A blog to keep current on MPIRG'S fight for social and environmental justice.

Monday, February 13, 2012

I oppose Voter ID and so should you.

On Feb 1st, the Senate Committee on Local Government and Elections met to discuss the possibility of requiring citizens to show a photo ID with their current address before voting. Over 150 people descended on Capitol Room 15 and 30 people stood up to testify and voice their concerns. With MPIRG, I testified to speak out on behalf of my fellow students and our voting rights. The committee hearing, which lasted more than five hours, included testimony from the Secretary of State’s office, the ACLU, the League of Women Voters, and numerous concerned citizens worried about how this measure would impede thousands of students, people of color, low income communities, the elderly, active duty military personnel, and other citizens who at any given time do not have a Photo ID that reflects their current address.

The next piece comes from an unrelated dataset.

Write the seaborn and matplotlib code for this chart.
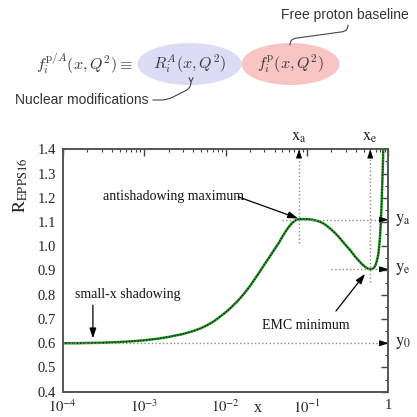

As a student, I argued that it would be difficult for my peers and me to obtain a new ID every election. It would be cost and time prohibitive for an ID that would only last students 9 months to 3 years maximum. For many students, the elections they participate in while in college are their first experiences with voting and the election process. When their first voting experiences are positive ones, it reinforces the necessity to make voting painless and possible for every single person. Although issues of voter fraud have been brought up, the reality of this is that almost all students vote responsibly and passionately.

At the committee hearing, proponents of the bill stated they would offer free IDs to people who needed one. Although they said that people would be given free photo IDs it was unclear where the funding would come from to pay for them. Additionally it’s unclear if people would be compensated if they were required to obtain things like birth, marriage, or divorce certificates, in order to receive their actual photo ID.

Proponents stated the main reason for pushing this constitutional amendment forward was to combat voter fraud. But truly, the reality of this is that voter fraud is nearly nonexistent. Minnesota’s past two elections have been faced with the utmost scrutiny by officials from both major political parties and neither of them found any significant problems with Minnesota’s elections.

MPIRG is opposing this proposed Voter ID bill because it’s a solution in search of a problem, it presents obstacles to voting for otherwise eligible voters, and because Senate File 1577 is vague and doesn’t clearly articulate how the election system would actually work.

The Senate Committee on Local Government and Elections will be meeting again this Wednesday, February 15th at 1pm in Capitol Room 15. I strongly encourage you to show up and show your opposition.